## THE EXERCISE
Please return exactly the run of lines that begins with the line containing "Clone this chart in Observable Plot." and ends with the line containing "const xRange = [47, 68, 116, 247, 263];", pictures excluded.

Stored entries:
—————
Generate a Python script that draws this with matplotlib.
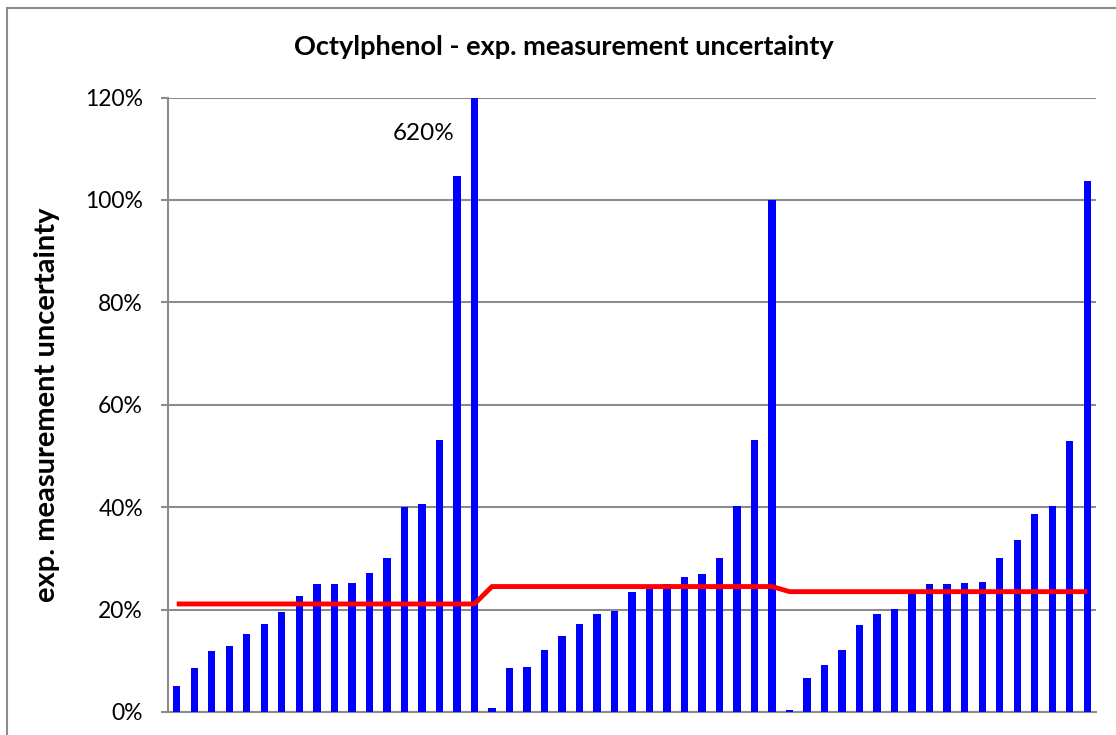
import matplotlib
matplotlib.use("Agg")
import matplotlib.pyplot as plt
from matplotlib.patches import Rectangle
import numpy as np

plt.rcParams['font.family'] = ['Lato', 'DejaVu Sans']

title = "Octylphenol - exp. measurement uncertainty"
ylabel = "exp. measurement uncertainty"

group1 = [5.0, 8.6, 12.0, 12.9, 15.2, 17.1, 19.5, 22.6, 25.0, 25.0, 25.2, 27.1,
          30.0, 40.0, 40.6, 53.1, 104.7, 620.0]
group2 = [0.7, 8.5, 8.7, 12.1, 14.8, 17.1, 19.1, 19.8, 23.5, 24.2, 24.9, 26.3,
          27.0, 30.0, 40.2, 53.1, 100.0]
group3 = [0.45, 6.6, 9.1, 12.1, 17.0, 19.2, 20.1, 23.2, 25.0, 25.0, 25.1, 25.4,
          30.0, 33.5, 38.6, 40.2, 52.9, 103.7]
target1, target2, target3 = 21.1, 24.5, 23.5
yticks = [0, 20, 40, 60, 80, 100, 120]
clipped_label = "620%"

values = np.array(group1 + group2 + group3) / 100.0
targets = np.array([target1] * len(group1) + [target2] * len(group2) + [target3] * len(group3)) / 100.0
x = np.arange(len(values))

fig = plt.figure(figsize=(11.16, 7.35), dpi=100)
fig.patch.set_facecolor('white')
# outer chart frame
fig.add_artist(Rectangle((7 / 1116, -0.1), 1.2, (735 - 8) / 735 + 0.1, transform=fig.transFigure,
                         fill=False, edgecolor='#8c8c8c', linewidth=1.5))

ax = fig.add_axes([168 / 1116, 1 - 712 / 735, (1096 - 168) / 1116, (712 - 97.5) / 735])
ax.bar(x, values, width=0.42, color='#0000FF', zorder=3)
ax.plot(x, targets, color='#FF0000', linewidth=3.5, zorder=4, solid_capstyle='butt')

ax.set_xlim(-0.5, len(values) - 0.5)
ax.set_ylim(0, 1.2)
ax.set_yticks([t / 100 for t in yticks])
ax.set_yticklabels([f"{t}%" for t in yticks], fontsize=16.5)
ax.set_xticks([])
ax.yaxis.grid(True, color='#8c8c8c', linewidth=1.5, zorder=0)
ax.set_axisbelow(True)
for s in ['top', 'right']:
    ax.spines[s].set_visible(False)
for s in ['left', 'bottom']:
    ax.spines[s].set_color('#8c8c8c')
    ax.spines[s].set_linewidth(1.5)
ax.tick_params(axis='y', length=5, width=1.5, color='#8c8c8c', pad=13)

ax.set_ylabel(ylabel, fontsize=21, fontweight='bold')
ax.yaxis.set_label_coords((60 - 168) / 928, 0.5)
fig.text(564 / 1116, 1 - 47 / 735, title, ha='center', va='center', fontsize=19.5, fontweight='bold')

# label for clipped bar
idx = len(group1) - 1
ax.annotate(clipped_label, xy=(idx, 1.13), xytext=(-14, 0), textcoords='offset points',
            ha='right', va='center', fontsize=17.5)

fig.savefig("out.png", dpi=100)
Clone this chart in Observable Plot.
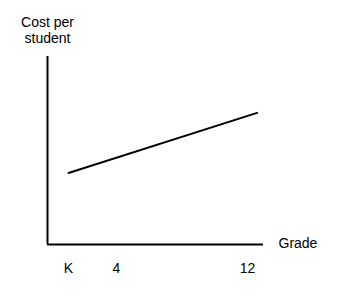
<!DOCTYPE html>
<html>
<head>
<meta charset="utf-8">
<script src="https://cdn.jsdelivr.net/npm/d3@7"></script>
<script src="https://cdn.jsdelivr.net/npm/@observablehq/plot@0.6"></script>
<style>
  html, body { margin: 0; padding: 0; background: #fff; }
  #chart svg { display: block; }
</style>
</head>
<body>
<div id="chart"></div>
<script>
// Data
const gradeTickValues = [0, 4, 12];
const gradeTickLabels = ["K", "4", "12"];
const lineGrade = [0, 12.6];
const lineCost = [38, 70];
const xTitle = "Grade";
const yTitle = "Cost per\nstudent";

const rows = lineGrade.map((g, i) => ({grade: g, cost: lineCost[i]}));

const xDomain = [-1.75, 0, 4, 12, 13];
const xRange = [47, 68, 116, 247, 263];

const chart = Plot.plot({
  width: 354,
  height: 301,
  marginTop: 56,
  marginBottom: 57,
  marginLeft: 47,
  marginRight: 91,
  style: {fontFamily: "'Liberation Sans', Arial, Helvetica, sans-serif", fontSize: "14px", color: "#000", background: "#fff"},
  x: {type: "linear", domain: xDomain, range: xRange},
  y: {domain: [0, 100], axis: null},
  marks: [
    Plot.axisX({ticks: gradeTickValues, tickFormat: (d) => gradeTickLabels[gradeTickValues.indexOf(d)], tickSize: 0, tickPadding: 19, fontSize: 14, label: null}),
    Plot.ruleX([xDomain[0]], {stroke: "#000", strokeWidth: 2}),
    Plot.ruleY([0], {stroke: "#000", strokeWidth: 2}),
    Plot.line(rows, {x: "grade", y: "cost", stroke: "#000", strokeWidth: 2}),
    Plot.text([xTitle], {frameAnchor: "bottom-right", text: (d) => d, textAnchor: "start", dx: 15, dy: 3, fontSize: 14}),
    Plot.text([yTitle], {frameAnchor: "top-left", text: (d) => d, textAnchor: "middle", lineAnchor: "top", lineHeight: 1.1, dx: 0, dy: -40, fontSize: 14})
  ]
});
document.getElementById("chart").appendChild(chart);
</script>
</body>
</html>
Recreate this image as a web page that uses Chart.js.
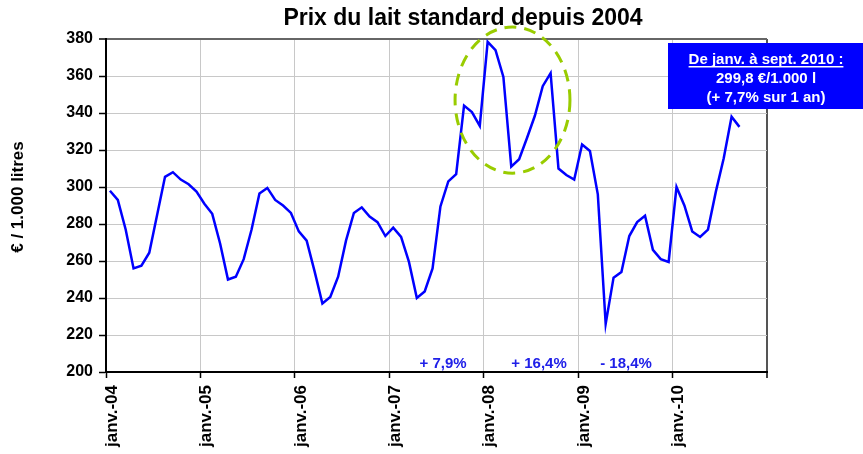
<!DOCTYPE html>
<html lang="fr">
  <head>
    <meta charset="UTF-8" />
    <title>Prix du lait standard depuis 2004</title>
    <script src="https://cdn.jsdelivr.net/npm/chart.js"></script>
    <style>
      html,
      body {
        margin: 0;
        padding: 0;
        background-color: #ffffff;
      }

      .chart {
        position: relative;
        width: 863px;
        height: 454px;
      }
    </style>
  </head>
  <body>
    <div class="chart">
      <canvas id="milkChart"></canvas>
    </div>
    <script>
      // monthly price, janv. 2004 -> sept. 2010 (EUR / 1.000 l)
      const prices = [
        298, 293, 277, 256, 257.5, 264.5, 285, 305.5, 308, 304, 301.5, 297.5,
        291, 285.5, 269.5, 250, 251.5, 261, 277, 296.5, 299.5, 293, 290, 286,
        276, 271, 254.5, 237, 240.5, 251.5, 271, 286, 289, 284, 281, 273.5,
        278, 273, 259.5, 240, 243.5, 256, 289.5, 303, 307, 344, 340.5, 333,
        378.5, 374, 359.5, 311, 315, 326.5, 338.5, 354.5, 361.5, 310, 306.5, 304,
        323, 319.5, 296, 226, 251, 254, 273.5, 281, 284.5, 266, 261, 259.5,
        300, 290, 276, 273, 277, 297.5, 315.5, 338, 332.5,
      ];
      const yearLabels = [
        "janv.-04", "janv.-05", "janv.-06", "janv.-07",
        "janv.-08", "janv.-09", "janv.-10",
      ];
      const changeLabels = ["+ 7,9%", "+ 16,4%", "- 18,4%"];
      const boxLines = [
        "De janv. à sept. 2010 :",
        "299,8 €/1.000 l",
        "(+ 7,7% sur 1 an)",
      ];
      const chartTitle = "Prix du lait standard depuis 2004";
      const yTitle = "€ / 1.000 litres";

      const FONT = "'Liberation Sans', Arial, sans-serif";
      const monthsOnAxis = 84;

      // one point in the middle of each month slot
      const points = prices.map((v, i) => ({ x: i + 0.5, y: v }));

      const extras = {
        id: "extras",
        afterDraw(chart) {
          const { ctx, chartArea, scales } = chart;
          const xs = scales.x;
          const ys = scales.y;
          ctx.save();

          // title
          ctx.fillStyle = "#000000";
          ctx.font = "bold 23px " + FONT;
          ctx.textAlign = "center";
          ctx.textBaseline = "alphabetic";
          ctx.fillText(chartTitle, 463, 25);

          // y axis title
          ctx.save();
          ctx.translate(18, 197);
          ctx.rotate(-Math.PI / 2);
          ctx.font = "bold 17px " + FONT;
          ctx.textBaseline = "middle";
          ctx.fillText(yTitle, 0, 0);
          ctx.restore();

          // dashed ellipse round the 2008 peak
          const cx = xs.getPixelForValue(51.66);
          const cy = ys.getPixelForValue(347);
          const rx = xs.getPixelForValue(51.66 + 7.3) - cx;
          const ry = cy - ys.getPixelForValue(347 + 39.5);
          ctx.strokeStyle = "#99cc00";
          ctx.lineWidth = 3;
          ctx.setLineDash([12, 8]);
          ctx.beginPath();
          ctx.ellipse(cx, cy, rx, ry, 0, 0, Math.PI * 2);
          ctx.stroke();
          ctx.setLineDash([]);

          // yearly change labels
          ctx.fillStyle = "#2020e8";
          ctx.font = "bold 15px " + FONT;
          [42.83, 55.03, 66.08].forEach((pos, i) => {
            ctx.fillText(changeLabels[i], xs.getPixelForValue(pos), chartArea.bottom - 4);
          });

          // blue info box
          ctx.fillStyle = "#0000ff";
          ctx.fillRect(668, 43, 195, 66);
          ctx.fillStyle = "#ffffff";
          ctx.font = "bold 15px " + FONT;
          boxLines.forEach((line, i) => {
            ctx.fillText(line, 766, 64 + i * 19);
          });
          const w = ctx.measureText(boxLines[0]).width;
          ctx.fillRect(766 - w / 2, 66, w, 1.5);

          ctx.restore();
        },
      };

      new Chart(document.getElementById("milkChart"), {
        type: "line",
        data: {
          datasets: [
            {
              data: points,
              borderColor: "#0000ff",
              borderWidth: 2.5,
              pointRadius: 0,
              tension: 0,
              fill: false,
            },
          ],
        },
        options: {
          responsive: true,
          maintainAspectRatio: false,
          animation: false,
          layout: { padding: { top: 39, right: 96, bottom: 0, left: 0 } },
          plugins: {
            legend: { display: false },
            title: { display: false },
            tooltip: { enabled: false },
          },
          scales: {
            x: {
              type: "linear",
              min: 0,
              max: monthsOnAxis,
              afterFit: (scale) => {
                scale.height = 82;
              },
              border: { color: "#000000", width: 2 },
              grid: {
                color: (c) => (c.tick && c.tick.value === monthsOnAxis ? "#555555" : "#c8c8c8"),
                lineWidth: (c) => (c.tick && c.tick.value === monthsOnAxis ? 2 : 1),
                tickColor: "#000000",
                tickLength: 6,
                tickWidth: 1.5,
              },
              ticks: {
                stepSize: 12,
                autoSkip: false,
                maxRotation: 90,
                minRotation: 90,
                padding: 7,
                labelOffset: 6,
                color: "#000000",
                font: { family: FONT, size: 17, weight: "bold" },
                callback: (v) => yearLabels[v / 12] || "",
              },
            },
            y: {
              min: 200,
              max: 380,
              afterFit: (scale) => {
                scale.width = 106;
              },
              border: { color: "#000000", width: 2 },
              grid: {
                color: (c) => (c.tick && c.tick.value === 380 ? "#666666" : "#c8c8c8"),
                lineWidth: (c) => (c.tick && c.tick.value === 380 ? 2 : 1),
                tickColor: "#000000",
                tickLength: 7,
                tickWidth: 1.5,
              },
              ticks: {
                stepSize: 20,
                padding: 6,
                color: "#000000",
                font: { family: FONT, size: 16, weight: "bold" },
              },
            },
          },
        },
        plugins: [extras],
      });
    </script>
  </body>
</html>
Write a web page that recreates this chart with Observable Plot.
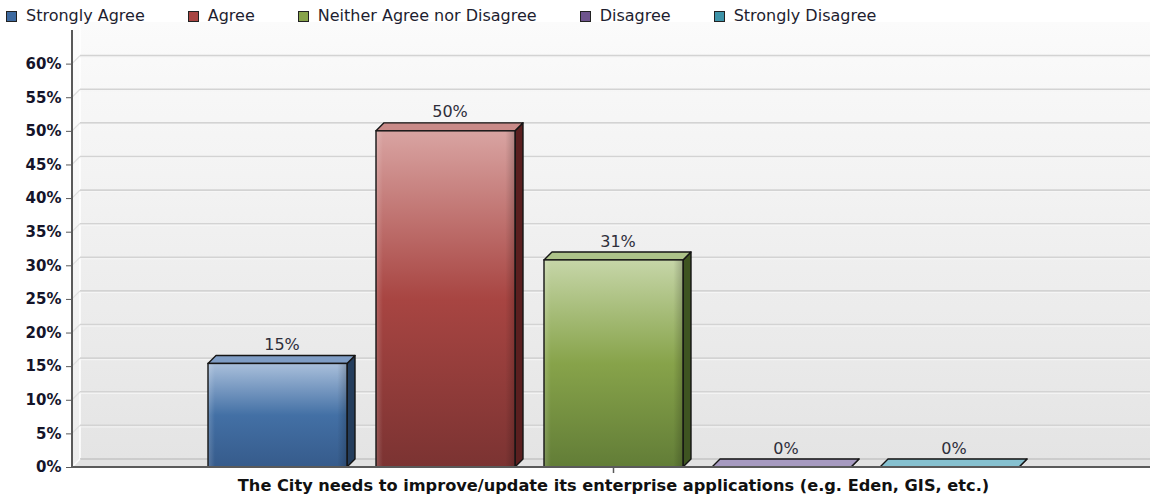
—————
## EXPECTED ANSWER
Clone this chart in Observable Plot.
<!DOCTYPE html>
<html>
<head>
<meta charset="utf-8">
<script src="https://cdn.jsdelivr.net/npm/d3@7"></script>
<script src="https://cdn.jsdelivr.net/npm/@observablehq/plot@0.6"></script>
<style>
  html, body { margin: 0; padding: 0; background: #fff; }
  #chart svg { display: block; }
</style>
</head>
<body>
<div id="chart"></div>
<script>
// Data
const gradeTickValues = [0, 4, 12];
const gradeTickLabels = ["K", "4", "12"];
const lineGrade = [0, 12.6];
const lineCost = [38, 70];
const xTitle = "Grade";
const yTitle = "Cost per\nstudent";

const rows = lineGrade.map((g, i) => ({grade: g, cost: lineCost[i]}));

const xDomain = [-1.75, 0, 4, 12, 13];
const xRange = [47, 68, 116, 247, 263];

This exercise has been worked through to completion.